Reliable economic evaluations of the effect of such combined farming on rice yields are not readily available. There is some reduction in the area available for rice cultivation because of the canals, trenches and sumps which are constructed as fish refuges, but it is believed that this is compensated for by the beneficial effects of the fish on rice production and the overall income derived by the farmer. Rice seedlings are planted with a distance of about 20cm between rows and 15 or 20cm between plants, in Asian countries. This allows enough space for the movement of fish and so there is no need to reduce the number of seedlings planted to make room for the fish. It has been suggested that even more space can be made available for fish movement by increasing the distance between rows to 25–30cm and reducing the distance between plants, without affecting the number of seedlings planted and the yield of rice (Singh et al., 1980).
Table 30.3 presents cost and return data on seven rice/fish farms in Indonesia, to illustrate the relationship between inputs and outputs in this type of farming. As is obvious, the economics are site-specific and highly variable.

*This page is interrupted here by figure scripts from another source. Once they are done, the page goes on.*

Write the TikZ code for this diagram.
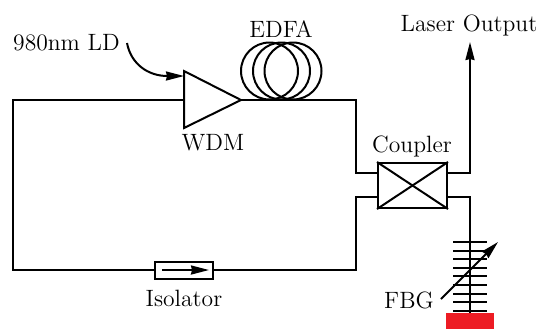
\documentclass[tikz,border=0pt]{standalone}
\usetikzlibrary{arrows.meta}
\tikzset{
  fiber/.style={line width=1pt},
  thintip/.style={-{Stealth[length=9pt,width=4.5pt,inset=0.5pt]}},
  device/.style={draw,line width=1pt,inner sep=0pt,fill=white},
  caption/.style={inner sep=0.75pt,font=\fontsize{11.8}{14}\selectfont},
}
\begin{document}
\begin{tikzpicture}[x=0.5pt,y=0.5pt,yscale=-1]
\useasboundingbox (0,0) rectangle (539,329);

% Corners of the ring
\coordinate (tl) at (13,100);
\coordinate (bl) at (13,270);
\coordinate (tr) at (356,100);
\coordinate (br) at (356,270);
\coordinate (wdmIn) at (184,100);
\coordinate (wdmTop) at (184,71);
\coordinate (wdmBot) at (184,128);
\coordinate (wdmOut) at (241,100);
\coordinate (pump) at (184,76);

% Devices
\node [device,minimum width=34.5pt,minimum height=22.5pt] (coupler) at (412.5,185.5) {};
\node [device,minimum width=29pt,minimum height=8.5pt] (isolator) at (184,270) {};
\coordinate (c1) at (378,173);
\coordinate (c2) at (378,197);
\coordinate (c3) at (447,173);
\coordinate (c4) at (447,197);
\coordinate (out) at (470,42);
\coordinate (fbgEnd) at (470,313);

%Straight Lines
\draw [fiber] (wdmIn) -- (tl) -- (bl) -- (isolator);
\draw [fiber] (isolator) -- (br) -- (356,197) -- (c2);
\draw [fiber] (wdmOut) -- (tr) -- (356,173) -- (c1);
\draw [fiber,thintip] (c3) -- (470,173) -- (out);
\draw [fiber] (c4) -- (470,197) -- (fbgEnd);

%Triangle
\draw [fiber,line join=miter] (wdmTop) -- (wdmOut) -- (wdmBot) -- cycle;

%Coils
\draw [fiber] (269.5,71) circle (28.5);
\draw [fiber] (281.5,71) circle (28.5);
\draw [fiber] (293,71) circle (28.5);

%Cross in the coupler
\draw [fiber] (coupler.north west) -- (coupler.south east);
\draw [fiber] (coupler.south west) -- (coupler.north east);

%Isolator arrow
\coordinate (isoA) at (162,270);
\coordinate (isoB) at (209,270);
\draw [fiber,thintip] (isoA) -- (isoB);

%Curve Lines
\coordinate (ldEnd) at (127,43);
\draw [fiber,thintip] (ldEnd) .. controls (131,64) and (148,76) .. (pump);

%Grating
\foreach \y in {242,250.6,...,312} {
  \draw [fiber] (453,\y) -- (487,\y);
}
\fill [color={rgb,255:red,237;green,28;blue,36}] (446,313) rectangle (494,329);

\coordinate (tuneA) at (441,299);
\coordinate (tuneB) at (498,242);
\draw [fiber,thintip] (tuneA) -- (tuneB);

% Text Node
\node [caption] (ldlabel) at (66.5,43) {980nm LD};
\node [caption] (edfalabel) at (281,29) {EDFA};
\node [caption] (wdmlabel) at (213,143) {WDM};
\node [caption] (couplerlabel) at (412,146) {Coupler};
\node [caption] (outlabel) at (469,25) {Laser Output};
\node [caption] (isolabel) at (184,298) {Isolator};
\node [caption] (fbglabel) at (409,300) {FBG};

\end{tikzpicture}
\end{document}
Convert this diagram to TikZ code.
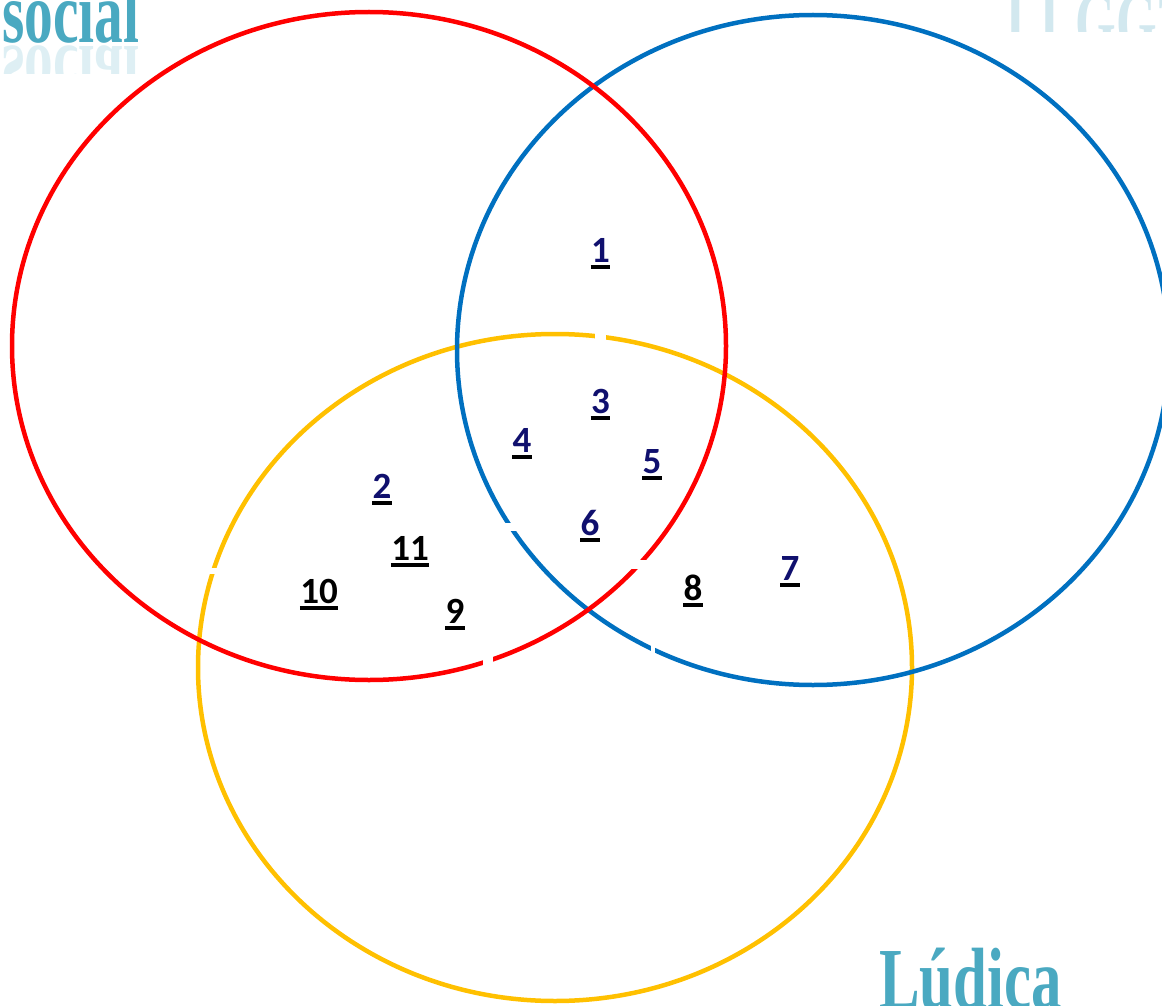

When fish have to be grown to a larger size than is possible in the limited duration of a rice crop, the farm should have additional holding or rearing facilities for the period between rice harvest and the planting of new seedlings. The use of the canal system for the culture of brackish-water shrimps and fish in India, described earlier, is one type of facility that would enable prolonged culture. The procedure of culture of one- and two-year-old carp in rice fields described by Kuronuma (1954) involves rearing harvested fingerlings from rice fields in separate ponds and later in wintering ponds, before stocking them in the rice fields for a further period of growth along with the rice. With adequate feeding the carp can be grown to the required size. Obviously, this involves higher inputs, including labour.